Poverty in India is enormous, as are statements of status and opulence. It sometimes makes the income inequality in the US look insignificant (except that most of it in the U.S. is hidden from view). Nevertheless living in a country where the difference is so stark, visible and accepted, puts a very menacing face on the trend in the U.S. Americans don’t understand what the consequences will be of that kind of standard of living polarization.
In India real pollution is tolerated and symbolic pollution is not. Whether it’s a rape victim or your left hand, nothing is a greater insult to the high-minded (ie Brahmin class), and yet the alley and gutter are filled with stinking trash. It does take getting used to the smell. One block human feces, next block a cattle stall, next one sizzling curry.

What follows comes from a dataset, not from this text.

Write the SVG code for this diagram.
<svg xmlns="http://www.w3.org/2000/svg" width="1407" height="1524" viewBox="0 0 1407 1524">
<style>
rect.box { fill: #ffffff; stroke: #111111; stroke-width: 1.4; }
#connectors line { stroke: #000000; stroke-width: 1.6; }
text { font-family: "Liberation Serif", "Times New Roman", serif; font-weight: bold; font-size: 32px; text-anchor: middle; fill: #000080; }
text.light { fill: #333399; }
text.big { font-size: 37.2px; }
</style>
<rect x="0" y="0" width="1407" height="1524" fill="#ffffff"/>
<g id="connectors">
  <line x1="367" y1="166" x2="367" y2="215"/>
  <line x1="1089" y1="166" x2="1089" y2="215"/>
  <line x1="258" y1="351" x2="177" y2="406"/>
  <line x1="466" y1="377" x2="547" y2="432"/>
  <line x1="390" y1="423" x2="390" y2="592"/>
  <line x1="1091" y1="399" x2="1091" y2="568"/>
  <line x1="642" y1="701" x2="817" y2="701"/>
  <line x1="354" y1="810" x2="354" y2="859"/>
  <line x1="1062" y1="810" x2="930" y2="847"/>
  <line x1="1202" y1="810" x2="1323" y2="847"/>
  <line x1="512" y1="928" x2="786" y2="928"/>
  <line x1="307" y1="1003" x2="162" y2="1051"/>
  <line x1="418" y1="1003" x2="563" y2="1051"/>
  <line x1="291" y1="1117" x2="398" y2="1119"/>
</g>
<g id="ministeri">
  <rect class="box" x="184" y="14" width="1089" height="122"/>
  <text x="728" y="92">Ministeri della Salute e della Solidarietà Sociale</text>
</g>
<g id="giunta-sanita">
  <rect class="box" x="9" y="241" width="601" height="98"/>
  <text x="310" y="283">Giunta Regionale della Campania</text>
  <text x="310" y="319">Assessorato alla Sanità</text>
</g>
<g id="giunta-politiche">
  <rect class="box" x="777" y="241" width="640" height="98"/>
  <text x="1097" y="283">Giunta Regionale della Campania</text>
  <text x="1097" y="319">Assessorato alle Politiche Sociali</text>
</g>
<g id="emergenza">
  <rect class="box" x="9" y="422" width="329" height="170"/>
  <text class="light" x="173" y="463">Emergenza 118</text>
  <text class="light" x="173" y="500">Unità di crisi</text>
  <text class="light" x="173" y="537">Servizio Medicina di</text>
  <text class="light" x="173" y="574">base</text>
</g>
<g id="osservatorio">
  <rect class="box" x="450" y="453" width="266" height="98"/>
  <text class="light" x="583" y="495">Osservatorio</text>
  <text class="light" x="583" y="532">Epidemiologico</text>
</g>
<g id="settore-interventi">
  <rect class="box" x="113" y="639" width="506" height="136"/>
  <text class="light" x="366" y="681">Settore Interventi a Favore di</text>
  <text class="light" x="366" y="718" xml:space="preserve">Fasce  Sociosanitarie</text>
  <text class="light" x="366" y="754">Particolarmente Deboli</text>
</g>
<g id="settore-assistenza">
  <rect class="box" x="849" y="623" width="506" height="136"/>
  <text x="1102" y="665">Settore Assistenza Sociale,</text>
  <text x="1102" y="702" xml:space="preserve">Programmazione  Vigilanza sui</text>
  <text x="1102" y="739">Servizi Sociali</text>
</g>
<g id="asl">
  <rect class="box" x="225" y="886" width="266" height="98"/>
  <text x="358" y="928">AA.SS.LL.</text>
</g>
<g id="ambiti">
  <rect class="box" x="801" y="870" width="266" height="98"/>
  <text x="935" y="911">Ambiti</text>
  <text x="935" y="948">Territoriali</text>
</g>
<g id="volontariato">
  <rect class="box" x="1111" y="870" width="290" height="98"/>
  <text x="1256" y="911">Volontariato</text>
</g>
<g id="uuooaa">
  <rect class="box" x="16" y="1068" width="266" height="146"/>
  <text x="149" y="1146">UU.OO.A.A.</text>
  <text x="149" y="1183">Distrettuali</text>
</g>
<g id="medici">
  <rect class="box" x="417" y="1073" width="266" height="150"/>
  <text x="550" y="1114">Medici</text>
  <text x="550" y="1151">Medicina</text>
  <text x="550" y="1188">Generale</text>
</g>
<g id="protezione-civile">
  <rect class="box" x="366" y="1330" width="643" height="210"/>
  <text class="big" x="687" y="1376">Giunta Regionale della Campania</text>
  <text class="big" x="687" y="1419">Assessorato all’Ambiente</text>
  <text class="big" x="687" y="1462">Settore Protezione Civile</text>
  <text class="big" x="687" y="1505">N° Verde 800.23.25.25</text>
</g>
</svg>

It’s very difficult to keep up with infrastructure when things are growing so fast. This goes for indoor plumbing as well as streets and public transport. In the last decade Bangalore’s population has increased by 50%. California in contrast, which I’m unendingly disturbed by given the state of my Del Mar childhood home, is a mere 10% (it’s actually slowing from the past trends). There are so many cars, motorcycles, busses, Auto-rickshaws, bicycles, horse-drawn dredges, and push-carts that a weekend trip to the zoo on the outskirts of town from the center, a distance of 27 kilometers takes about 2 and a half hours.
Which brings me to the drivers - The Indian department of motor vehicles is charged with administering the driver’s license exam. It’s supposed to be a 12 minute test allowing each inspector to issue about 30 licenses per day, in theory. Statistics show that the actual number can be upwards of 5,000, yes thousand. The demand is so high and corruption so mundane.
I don’t mean all this to complain. I actually really enjoy living here there are so many wonderful and amazing things to appreciate. There’s the food, the communal religious diversity, the history and architecture, the sari’s and languages, the wildlife... It’s a vibrant society with such phenomenal potential in a global age but it is still very much experimenting with the integration of ancient, colonial and modern cultures. But, I do know that I’m not trapped and I don’t have to live here forever.